GIVEN PROBLEM –
Only the lines from the line containing "Clone this chart in matplotlib." through the line containing "ax.set_ylim(0, 1.2)" should be reproduced, please, with no pictures.

(Records excerpted from a collection)
<<<<

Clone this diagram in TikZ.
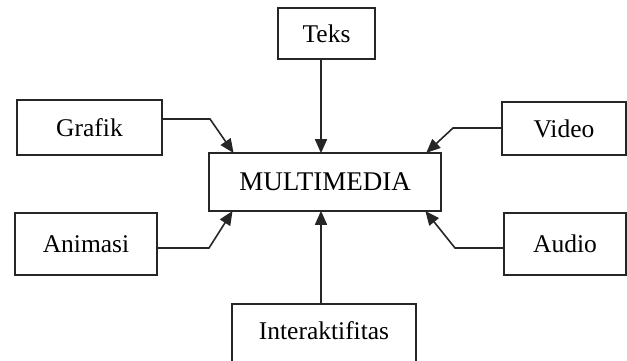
\documentclass[tikz,border=0pt]{standalone}
\usepackage{fontspec}
\setmainfont{Liberation Serif}
\usetikzlibrary{arrows.meta}
\tikzset{
  box/.style={draw=black!85, line width=1.6pt, rectangle, inner sep=0pt,
    font=\fontsize{25.5}{30}\selectfont},
  arr/.style={draw=black!85, line width=1.6pt,
    -{Triangle[length=14pt,width=12pt]}, shorten >=-1pt}
}
\begin{document}
\begin{tikzpicture}[x=1pt,y=-1pt]
\useasboundingbox (0,0) rectangle (627,360);
\node[box, minimum width=232pt, minimum height=58pt,
  font=\fontsize{27}{30}\selectfont] (MM) at (325,182) {MULTIMEDIA};
\node[box, minimum width=97pt, minimum height=51pt] (Teks) at (326.5,33.5) {Teks};
\node[box, minimum width=145pt, minimum height=55pt] (Grafik) at (89.5,127.5) {Grafik};
\node[box, minimum width=124pt, minimum height=53pt] (Video) at (564,128.5) {Video};
\node[box, minimum width=142pt, minimum height=62pt] (Animasi) at (86,244) {Animasi};
\node[box, minimum width=122pt, minimum height=62pt] (Audio) at (565,244) {Audio};
\node[box, minimum width=184pt, minimum height=60pt, text depth=6pt] (Inter) at (324,334) {Interaktifitas};
% bend and column coordinates
\coordinate (tx) at (321,0);
\coordinate (g0) at (0,119);
\coordinate (g1) at (210,119);
\coordinate (g2) at (233,0);
\coordinate (v0) at (0,128);
\coordinate (v1) at (453,128);
\coordinate (v2) at (427,0);
\coordinate (a0) at (0,248);
\coordinate (a1) at (209,248);
\coordinate (a2) at (232,0);
\coordinate (u0) at (0,248);
\coordinate (u1) at (455,248);
\coordinate (u2) at (426,0);
% connectors
\draw[arr] (tx |- Teks.south) -- (tx |- MM.north);
\draw[arr] (tx |- Inter.north) -- (tx |- MM.south);
\draw[arr] (Grafik.east |- g0) -- (g1) -- (g2 |- MM.north);
\draw[arr] (Video.west |- v0) -- (v1) -- (v2 |- MM.north);
\draw[arr] (Animasi.east |- a0) -- (a1) -- (a2 |- MM.south);
\draw[arr] (Audio.west |- u0) -- (u1) -- (u2 |- MM.south);
\end{tikzpicture}
\end{document}
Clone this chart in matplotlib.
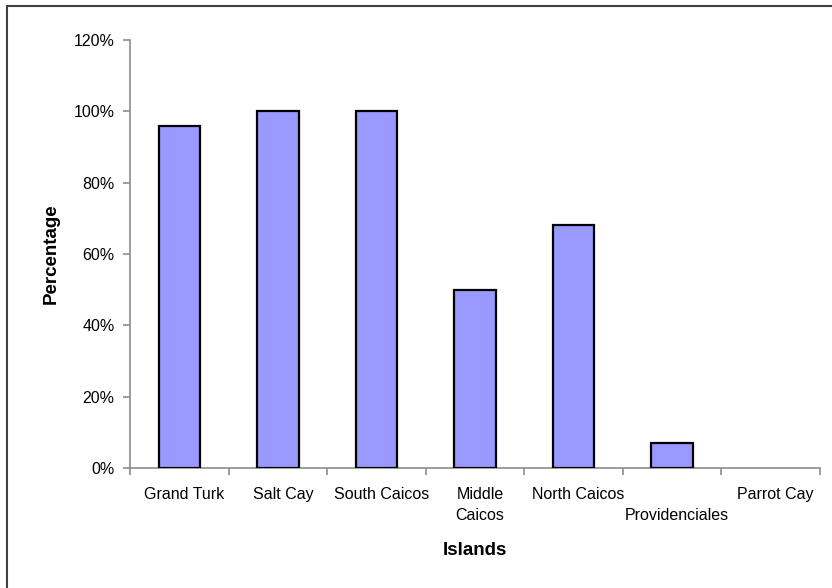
import matplotlib
matplotlib.use("Agg")
import matplotlib.pyplot as plt
from matplotlib.patches import Rectangle
from matplotlib.transforms import ScaledTranslation
import numpy as np

plt.rcParams['font.family'] = ['Liberation Sans', 'DejaVu Sans']

islands = ["Grand Turk", "Salt Cay", "South Caicos", "Middle\nCaicos",
           "North Caicos", "\nProvidenciales", "Parrot Cay"]
percentages = [0.96, 1.00, 1.00, 0.50, 0.68, 0.07, 0.0]
y_ticks = [0.0, 0.2, 0.4, 0.6, 0.8, 1.0, 1.2]
y_tick_labels = ["0%", "20%", "40%", "60%", "80%", "100%", "120%"]

fig = plt.figure(figsize=(8.32, 5.88), dpi=100)
ax = fig.add_axes([130 / 832, 1 - 468 / 588, 690 / 832, 428 / 588])

x = np.arange(len(islands))
edge_widths = [1.6 if v > 0 else 0 for v in percentages]
ax.bar(x, percentages, width=0.42, color="#9999FF", edgecolor="black",
       linewidth=edge_widths, zorder=3)

ax.set_xlim(-0.5, len(islands) - 0.5)
ax.set_ylim(0, 1.2)

gray = "#8c8c8c"
for side in ("top", "right"):
    ax.spines[side].set_visible(False)
for side in ("left", "bottom"):
    ax.spines[side].set_color(gray)
    ax.spines[side].set_linewidth(1.2)

ax.set_yticks(y_ticks)
ax.set_yticklabels(y_tick_labels, fontsize=11.5)
ax.tick_params(axis="y", direction="out", length=5, width=1.2, color=gray, pad=6)

# category boundaries carry the tick marks; labels sit at the centres
ax.set_xticks(np.arange(len(islands) + 1) - 0.5)
ax.set_xticklabels([])
ax.tick_params(axis="x", which="major", direction="out", length=5, width=1.2, color=gray)
ax.set_xticks(x, minor=True)
ax.set_xticklabels(islands, minor=True, fontsize=11.5, linespacing=1.45)
ax.tick_params(axis="x", which="minor", length=0, pad=14)

# nudge category labels slightly to the right
nudge = ScaledTranslation(5 / 100, 0, fig.dpi_scale_trans)
for lbl in ax.get_xticklabels(minor=True):
    lbl.set_transform(lbl.get_transform() + nudge)

ax.set_ylabel("Percentage", fontsize=13.5, fontweight="bold", labelpad=10)
ax.set_xlabel("Islands", fontsize=13.5, fontweight="bold", labelpad=14)

# outer frame of the chart area
fig.patches.append(Rectangle((7 / 832, -0.1), 1.2, 1.1 - 6 / 588,
                             transform=fig.transFigure, fill=False,
                             edgecolor="#404040", linewidth=1.5))

fig.savefig("out.png", dpi=100)
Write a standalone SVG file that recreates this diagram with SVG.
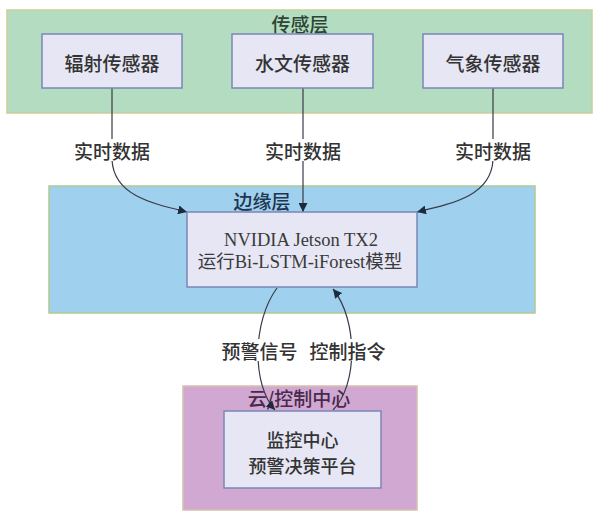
<svg xmlns="http://www.w3.org/2000/svg" width="595" height="511" viewBox="0 0 595 511">
<defs>
<marker id="arr" viewBox="0 0 10 10" refX="10" refY="5" markerWidth="9" markerHeight="9" markerUnits="userSpaceOnUse" orient="auto">
<path d="M0,0 L10,5 L0,10 z" fill="#1c2b3e"/>
</marker>
<style>
.layer{stroke-width:1.5}
.box{fill:#e6e6f4;stroke:#7b86b6;stroke-width:1.5}
.cjk{font-family:"Noto Sans CJK SC","Noto Sans",sans-serif;font-weight:500;fill:#333;dominant-baseline:central;text-anchor:middle}
.ser{font-family:"Liberation Serif","Noto Sans CJK SC",serif;font-size:18.5px;fill:#3a3a3a;text-anchor:middle}
.conn{fill:none;stroke:#3a3a48;stroke-width:1.2;marker-end:url(#arr)}
.lbl{fill:#fff}
</style>
</defs>
<g id="sensor-layer">
<rect class="layer" x="7" y="10" width="585" height="103" fill="#b3dcc0" stroke="#c9cf98"/>
<text class="cjk" x="300" y="23" font-size="19" style="fill:#2c4536">传感层</text>
</g>
<g id="edge-layer">
<rect class="layer" x="49" y="186" width="486" height="127" fill="#9fd0ee" stroke="#b3c992"/>
<text class="cjk" x="262" y="200" font-size="19" style="fill:#1f3550">边缘层</text>
</g>
<g id="cloud-layer">
<rect class="layer" x="183" y="386" width="234" height="124" fill="#d0a8d2" stroke="#d6c0ac"/>
<text class="cjk" x="299" y="397" font-size="19" style="fill:#4a2a4c">云/控制中心</text>
</g>
<g id="connectors">
<path class="conn" d="M112,88 V160 C114,195 150,203 187,212"/>
<path class="conn" d="M303,88 V212"/>
<path class="conn" d="M493,88 V160 C491,195 455,203 417,212"/>
<path class="conn" d="M277,288 C252,322 252,385 275,410"/>
<path class="conn" d="M333,410 C358,385 358,320 333,289"/>
</g>
<g id="label-data1"><rect class="lbl" x="71" y="139" width="82" height="22"/><text class="cjk" x="112" y="150" font-size="19">实时数据</text></g>
<g id="label-data2"><rect class="lbl" x="262" y="139" width="82" height="22"/><text class="cjk" x="303" y="150" font-size="19">实时数据</text></g>
<g id="label-data3"><rect class="lbl" x="452" y="139" width="82" height="22"/><text class="cjk" x="493" y="150" font-size="19">实时数据</text></g>
<g id="label-warn"><rect class="lbl" x="219" y="339" width="81" height="22"/><text class="cjk" x="259.5" y="350" font-size="19">预警信号</text></g>
<g id="label-ctrl"><rect class="lbl" x="307" y="339" width="81" height="22"/><text class="cjk" x="347.5" y="350" font-size="19">控制指令</text></g>
<g id="radiation-sensor">
<rect class="box" x="42" y="34" width="140" height="54"/>
<text class="cjk" x="112" y="62" font-size="19">辐射传感器</text>
</g>
<g id="hydro-sensor">
<rect class="box" x="232" y="34" width="141" height="54"/>
<text class="cjk" x="302.5" y="62" font-size="19">水文传感器</text>
</g>
<g id="weather-sensor">
<rect class="box" x="423" y="34" width="140" height="54"/>
<text class="cjk" x="493" y="62" font-size="19">气象传感器</text>
</g>
<g id="jetson">
<rect class="box" x="187" y="212" width="230" height="75"/>
<text class="ser"><tspan x="301" y="246">NVIDIA Jetson TX2</tspan><tspan x="300" y="268">运行Bi-LSTM-iForest模型</tspan></text>
</g>
<g id="monitor">
<rect class="box" x="224" y="411" width="157" height="77"/>
<text class="cjk" font-size="18"><tspan x="302.5" y="438.5">监控中心</tspan><tspan x="302.5" y="465">预警决策平台</tspan></text>
</g>
</svg>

>>>>

THE RESULT –
Clone this chart in matplotlib.
import matplotlib
matplotlib.use("Agg")
import matplotlib.pyplot as plt
from matplotlib.patches import Rectangle
from matplotlib.transforms import ScaledTranslation
import numpy as np

plt.rcParams['font.family'] = ['Liberation Sans', 'DejaVu Sans']

islands = ["Grand Turk", "Salt Cay", "South Caicos", "Middle\nCaicos",
           "North Caicos", "\nProvidenciales", "Parrot Cay"]
percentages = [0.96, 1.00, 1.00, 0.50, 0.68, 0.07, 0.0]
y_ticks = [0.0, 0.2, 0.4, 0.6, 0.8, 1.0, 1.2]
y_tick_labels = ["0%", "20%", "40%", "60%", "80%", "100%", "120%"]

fig = plt.figure(figsize=(8.32, 5.88), dpi=100)
ax = fig.add_axes([130 / 832, 1 - 468 / 588, 690 / 832, 428 / 588])

x = np.arange(len(islands))
edge_widths = [1.6 if v > 0 else 0 for v in percentages]
ax.bar(x, percentages, width=0.42, color="#9999FF", edgecolor="black",
       linewidth=edge_widths, zorder=3)

ax.set_xlim(-0.5, len(islands) - 0.5)
ax.set_ylim(0, 1.2)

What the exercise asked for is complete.